I have a complex network of objects being spawned from a sqlite database using sqlalchemy ORM mappings. I have quite a few deeply nested:

for parent in owner.collection: 
    for child in parent.collection: 
        for foo in child.collection: 
            do lots of calcs with foo.property

My profiling is showing me that the sqlalchemy instrumentation is taking a lot of time in this use case.

The thing is: I don't ever change the object model (mapped properties) at runtime, so once they are loaded I don't NEED the instrumentation, or indeed any sqlalchemy overhead at all. After much research, I'm thinking I might have to clone a 'pure python' set of objects from my already loaded 'instrumented objects', but that would be a pain.

Performance is really crucial here (it's a simulator), so maybe writing those layers as C extensions using sqlite api directly would be best. Any thoughts?

回答1:

If you reference a single attribute of a single instance lots of times, a simple trick is to store it in a local variable.

If you want a way to create cheap pure python clones, share the dict object with the original object:

class CheapClone(object):
    def __init__(self, original):
        self.__dict__ = original.__dict__

Creating a copy like this costs about half of the instrumented attribute access and attribute lookups are as fast as normal.

There might also be a way to have the mapper create instances of an uninstrumented class instead of the instrumented one. If I have some time, I might take a look how deeply ingrained is the assumption that populated instances are of the same type as the instrumented class.

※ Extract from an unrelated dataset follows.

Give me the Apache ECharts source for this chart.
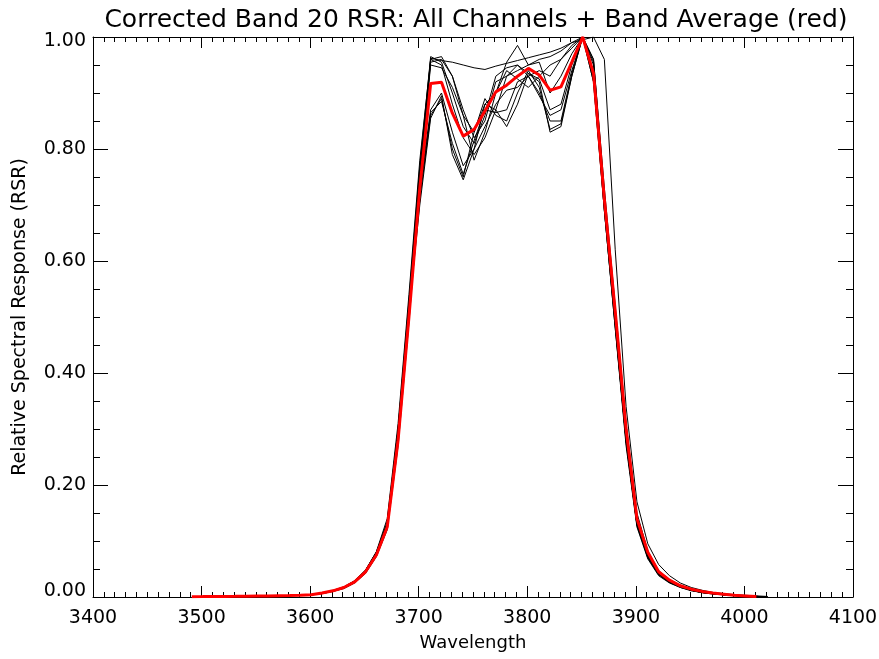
<!DOCTYPE html>
<html>
<head>
<meta charset="utf-8">
<script src="https://cdn.jsdelivr.net/npm/echarts@6/dist/echarts.min.js"></script>
<style>html,body{margin:0;padding:0;background:#fff}#c{width:879px;height:659px}</style>
</head>
<body>
<div id="c"></div>
<script>
// Band-average wavelengths (nm) and average RSR (red)
const avgWave = [3491,3501,3511,3521,3531,3541,3551,3561,3571,3581,3591,3601,3611,3621,3631,3641,3651,3661,3671,3681,3691,3701,3711,3721,3731,3741,3751,3761,3771,3781,3791,3801,3811,3821,3831,3841,3851,3861,3871,3881,3891,3901,3911,3921,3931,3941,3951,3961,3971,3981,3991,4001,4011];
const avgRSR = [0.0005,0.0007,0.001,0.001,0.0012,0.0015,0.0018,0.002,0.0023,0.0026,0.003,0.004,0.007,0.011,0.017,0.027,0.045,0.075,0.125,0.28,0.50,0.73,0.917,0.919,0.864,0.823,0.835,0.868,0.902,0.914,0.93,0.944,0.932,0.905,0.911,0.955,1.0,0.935,0.71,0.51,0.30,0.14,0.08,0.045,0.03,0.02,0.014,0.01,0.007,0.005,0.003,0.002,0.001];

// Channel wavelengths (nm)
const chanWave = [3591,3601,3611,3621,3631,3641,3651,3661,3671,3681,3691,3701,3711,3721,3731,3741,3751,3761,3771,3781,3791,3801,3811,3821,3831,3841,3851,3861,3871,3881,3891,3901,3911,3921,3931,3941,3951,3961,3971,3981,3991,4001,4011,4021];

// Individual channel RSR
const ch1 = [.003,.004,.007,.011,.017,.028,.047,.080,.135,.30,.53,.77, .965,.955,.90,.84,.81,.86,.93,.945,.95,.93,.94,.93,.96,.98,1.0,.96, .72,.50,.29,.135,.075,.043,.028,.019,.013,.009,.006,.004,.003,.002,.001,.0005];
const ch2 = [.003,.004,.006,.010,.015,.025,.042,.072,.12,.27,.49,.73, .962,.958,.955,.95,.945,.942,.948,.953,.958,.963,.968,.973,.98,.99,.995,1.0, .96,.62,.34,.17,.095,.058,.038,.025,.017,.012,.008,.006,.004,.003,.002,.001];
const ch3 = [.003,.004,.007,.011,.017,.028,.046,.078,.13,.29,.52,.75, .955,.96,.93,.87,.82,.85,.92,.93,.94,.95,.955,.90,.93,.97,1.0,.95, .70,.49,.28,.13,.072,.041,.027,.018,.012,.008,.006,.004,.003,.002,.001,.0005];
const ch4 = [.003,.004,.007,.011,.018,.029,.048,.080,.13,.30,.52,.76, .96,.95,.88,.82,.79,.82,.87,.93,.95,.935,.925,.87,.88,.95,1.0,.93, .69,.48,.28,.13,.072,.041,.027,.018,.012,.008,.006,.004,.003,.002,.001,.0005];
const ch5 = [.003,.004,.006,.010,.016,.026,.044,.075,.125,.285,.51,.75, .95,.945,.91,.86,.83,.88,.90,.955,.985,.95,.96,.965,.975,.99,1.0,.96, .73,.52,.31,.15,.082,.047,.031,.021,.014,.010,.007,.005,.003,.002,.001,.0005];
const ch6 = [.003,.004,.007,.011,.017,.028,.047,.079,.13,.29,.51,.70, .855,.895,.79,.745,.80,.88,.87,.84,.88,.935,.92,.83,.84,.93,1.0,.92, .69,.48,.27,.125,.068,.038,.025,.017,.011,.008,.005,.004,.002,.002,.001,.0005];
const ch7 = [.003,.004,.007,.011,.017,.027,.046,.078,.13,.29,.51,.71, .86,.89,.80,.75,.83,.89,.86,.85,.90,.94,.91,.835,.845,.93,1.0,.93, .70,.49,.28,.13,.07,.04,.026,.018,.012,.008,.006,.004,.003,.002,.001,.0005];
const ch8 = [.003,.004,.007,.011,.017,.028,.047,.079,.13,.295,.515,.72, .865,.885,.81,.755,.815,.87,.865,.87,.92,.93,.90,.85,.85,.935,1.0,.92, .69,.485,.275,.128,.07,.04,.026,.017,.012,.008,.006,.004,.003,.002,.001,.0005];
const ch9 = [.003,.004,.007,.011,.017,.028,.046,.078,.13,.29,.515,.73, .87,.90,.83,.77,.80,.84,.88,.905,.91,.93,.895,.86,.87,.94,1.0,.93, .70,.49,.28,.13,.072,.041,.027,.018,.012,.008,.006,.004,.003,.002,.001,.0005];
const ch10 = [.003,.004,.007,.012,.018,.029,.048,.081,.14,.31,.54,.78, .96,.965,.93,.86,.78,.83,.90,.94,.925,.91,.93,.95,.96,.985,1.0,.955, .71,.50,.29,.135,.075,.043,.028,.019,.013,.009,.006,.004,.003,.002,.001,.0005];
const channels = [ch1,ch2,ch3,ch4,ch5,ch6,ch7,ch8,ch9,ch10];

const xTicks = [3400,3500,3600,3700,3800,3900,4000,4100];
const yTicks = [0.0,0.2,0.4,0.6,0.8,1.0];

const FONT = 'DejaVu Sans';
const zip = (xs, ys) => xs.map((x, i) => [x, ys[i]]);

const series = channels.map((c, i) => ({
  name: 'ch' + (i + 1), type: 'line', data: zip(chanWave, c),
  showSymbol: false, symbol: 'none', lineStyle: { color: '#000', width: 1 },
  xAxisIndex: 0, yAxisIndex: 0, z: 2
}));
series.push({
  name: 'avg', type: 'line', data: zip(avgWave, avgRSR),
  showSymbol: false, symbol: 'none', lineStyle: { color: '#ff0000', width: 3 },
  xAxisIndex: 0, yAxisIndex: 0, z: 3
});

const lineStyle = { color: '#000', width: 1 };
const chart = echarts.init(document.getElementById('c'), null, { renderer: 'canvas' });
chart.setOption({
  animation: false,
  backgroundColor: '#fff',
  title: {
    text: 'Corrected Band 20 RSR: All Channels + Band Average (red)',
    left: 471, textAlign: 'center', top: 3,
    textStyle: { fontFamily: FONT, fontSize: 25, fontWeight: 'normal', color: '#000' }
  },
  grid: { left: 93, right: 26, top: 37, bottom: 62, containLabel: false, outerBoundsMode: 'none' },
  xAxis: [{
    type: 'value', min: xTicks[0], max: xTicks[xTicks.length - 1], interval: 100, position: 'bottom',
    name: 'Wavelength', nameLocation: 'middle', nameGap: 37,
    nameTextStyle: { fontFamily: FONT, fontSize: 18, color: '#000' },
    axisLine: { show: true, onZero: false, lineStyle },
    axisTick: { show: true, inside: true, length: 11, lineStyle },
    minorTick: { show: true, splitNumber: 10, length: 5, lineStyle },
    splitLine: { show: false },
    axisLabel: { fontFamily: FONT, fontSize: 19, color: '#000', margin: 12, formatter: v => String(v) }
  }, {
    type: 'value', min: xTicks[0], max: xTicks[xTicks.length - 1], interval: 100, position: 'top',
    axisLine: { show: true, onZero: false, lineStyle },
    axisTick: { show: true, inside: true, length: 11, lineStyle },
    minorTick: { show: true, splitNumber: 10, length: 5, lineStyle },
    splitLine: { show: false }, axisLabel: { show: false }
  }],
  yAxis: [{
    type: 'value', min: 0, max: 1, interval: 0.2, position: 'left',
    name: 'Relative Spectral Response (RSR)', nameLocation: 'middle', nameGap: 63,
    nameTextStyle: { fontFamily: FONT, fontSize: 19, color: '#000' },
    axisLine: { show: true, onZero: false, lineStyle },
    axisTick: { show: true, inside: true, length: 15, lineStyle },
    minorTick: { show: true, splitNumber: 4, length: 7, lineStyle },
    splitLine: { show: false },
    axisLabel: {
      fontFamily: FONT, fontSize: 19, color: '#000', margin: 7,
      formatter: v => {
        const s = v.toFixed(2);
        if (Math.abs(v) < 1e-9) return '{lo|' + s + '}';
        if (Math.abs(v - 1) < 1e-9) return '{hi|' + s + '}';
        return s;
      },
      rich: {
        lo: { fontFamily: FONT, fontSize: 19, color: '#000', padding: [0, 0, 12, 0] },
        hi: { fontFamily: FONT, fontSize: 19, color: '#000', padding: [8, 0, 0, 0] }
      }
    }
  }, {
    type: 'value', min: 0, max: 1, interval: 0.2, position: 'right',
    axisLine: { show: true, onZero: false, lineStyle },
    axisTick: { show: true, inside: true, length: 15, lineStyle },
    minorTick: { show: true, splitNumber: 4, length: 7, lineStyle },
    splitLine: { show: false }, axisLabel: { show: false }
  }],
  series
});
</script>
</body>
</html>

Found a quick and dirty way that seems to at least somewhat work on 0.5.8 and 0.6. Didn't test it with inheritance or other features that might interact badly. Also, this touches some non-public API's, so beware of breakage when changing versions.

from sqlalchemy.orm.attributes import ClassManager, instrumentation_registry

class ReadonlyClassManager(ClassManager):
    """Enables configuring a mapper to return instances of uninstrumented 
    classes instead. To use add a readonly_type attribute referencing the
    desired class to use instead of the instrumented one."""
    def __init__(self, class_):
        ClassManager.__init__(self, class_)
        self.readonly_version = getattr(class_, 'readonly_type', None)
        if self.readonly_version:
            # default instantiation logic doesn't know to install finders
            # for our alternate class
            instrumentation_registry._dict_finders[self.readonly_version] = self.dict_getter()
            instrumentation_registry._state_finders[self.readonly_version] = self.state_getter()

    def new_instance(self, state=None):
        if self.readonly_version:
            instance = self.readonly_version.__new__(self.readonly_version)
            self.setup_instance(instance, state)
            return instance
        return ClassManager.new_instance(self, state)

Base = declarative_base()
Base.__sa_instrumentation_manager__ = ReadonlyClassManager

Usage example:

class ReadonlyFoo(object):
    pass

class Foo(Base, ReadonlyFoo):
    __tablename__ = 'foo'
    id = Column(Integer, primary_key=True)
    name = Column(String(32))

    readonly_type = ReadonlyFoo

assert type(session.query(Foo).first()) is ReadonlyFoo